Tom Murphy’s conclusion: On a diet of normal, mixed foodstuffs (rather than pure lard or some other means of maximizing the energy density of the comestible), short-distance bicycling yields an MPG equivalent of 290, or about 6 times the energy efficiency of a Toyota Prius. Walking, meanwhile, delivers about 160 MPG.
There is, Murphy says, one fly in the ointment here: the energy intensity of current agricultural and food delivery arrangements. Factoring that in, Murphy figures that the MPG of cycling drops to 130 and that of walking to 34.

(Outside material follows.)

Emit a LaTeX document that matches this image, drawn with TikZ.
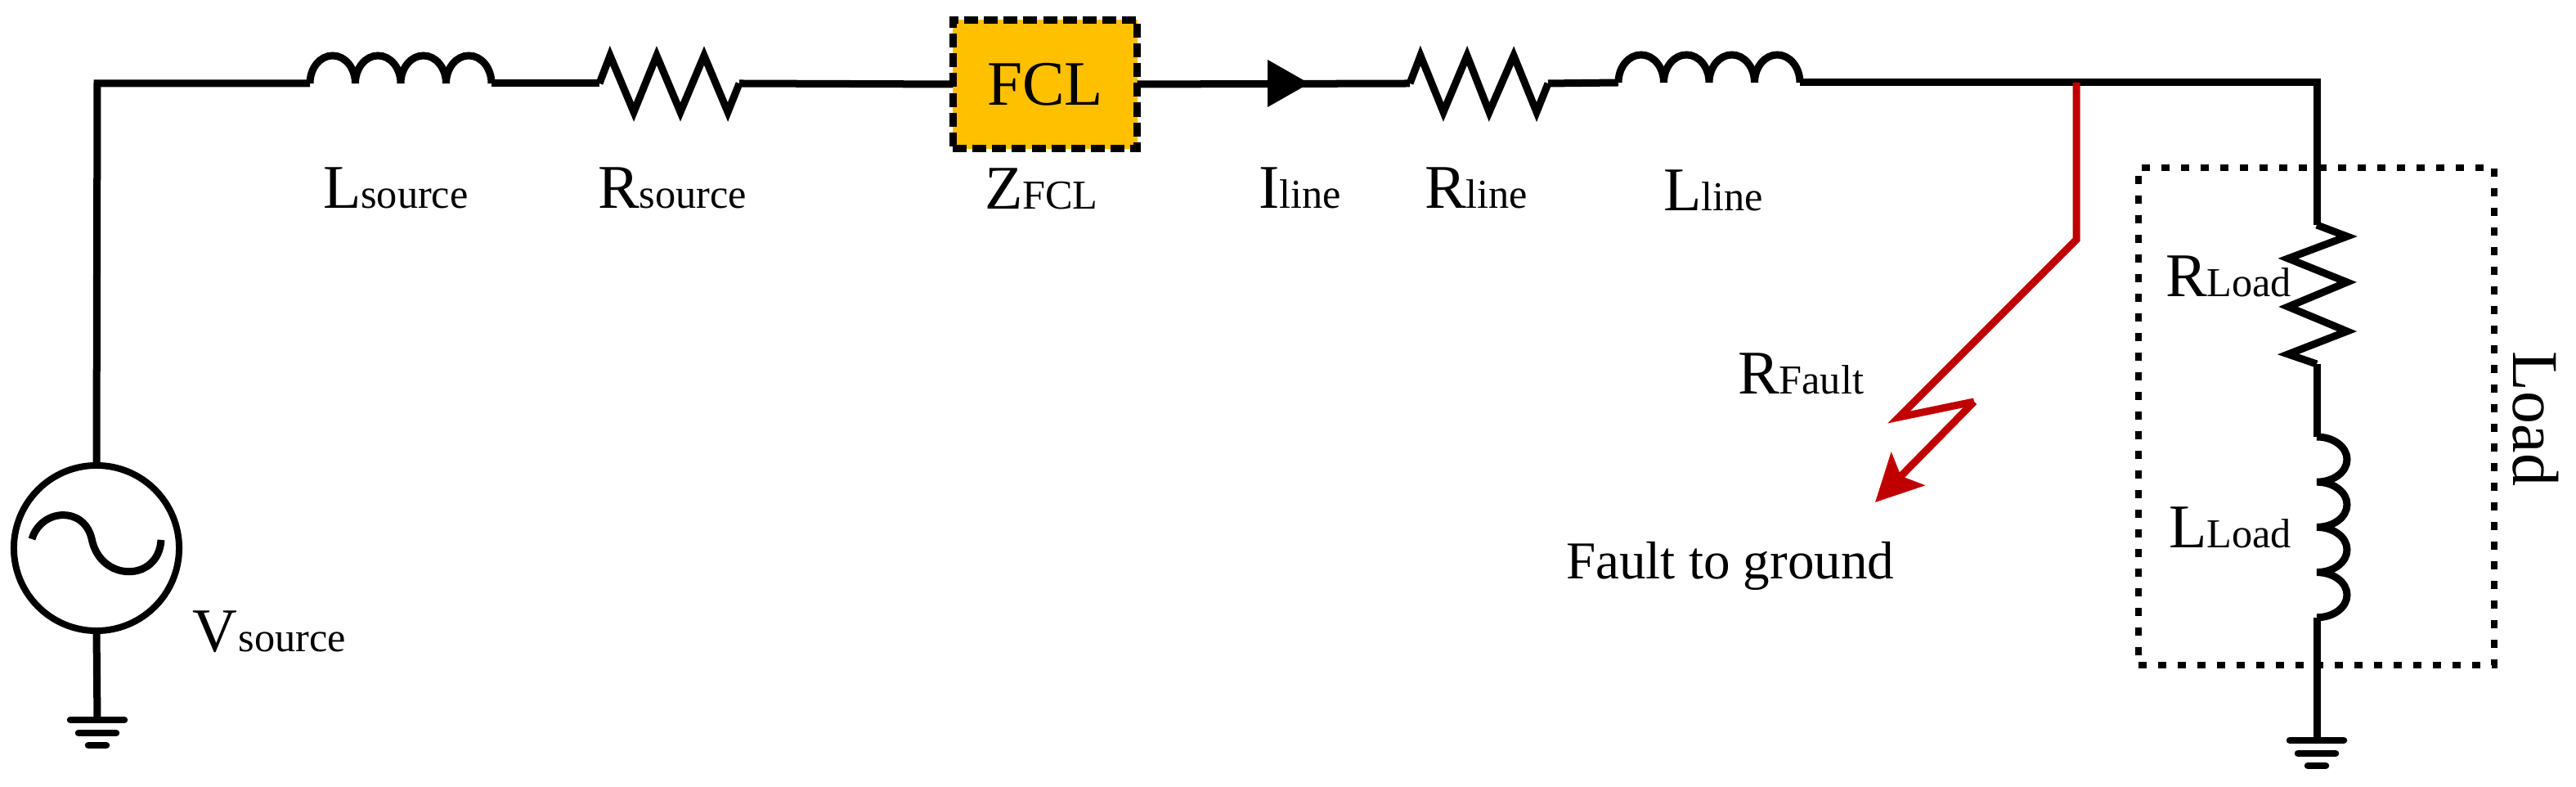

So, even without altering the food system (via increased organic farming, localization of supply chains, moves away from food processing/packaging, improvement of the veggie/meat intake ratio, etc.), bicycles are almost four times more energy efficient than Priuses, and walking is right in the same ballpark. A blend of the two — surely a main feature of any genuinely sustainable, modern human future — would be far more energy efficient than any conceivable cars-first arrangement.
(All this, of course, leaves aside the question of the energy required to build and maintain the infrastructures involved. Cars-first requires huge streets, large parking areas, scattered building patterns, and gigantic, ornate fuel-delivery processes. Muscles-first living would imply much smaller streets, less need for parking, dense building patterns, and comparatively simple fuel-delivery processes.)
Muscles-first would, of course, also be a far healthier arrangement: Using one’s own body, rather than 3,000-pound electrical or fossil-fuel combusting machines, to achieve the desired movements, would have radically positive impacts on public health, as would the accompanying reduction in exposure to the chemicals and large collisions involved in cars-first living and breathing.
Need we mention which society would be more fun and sociable and sane?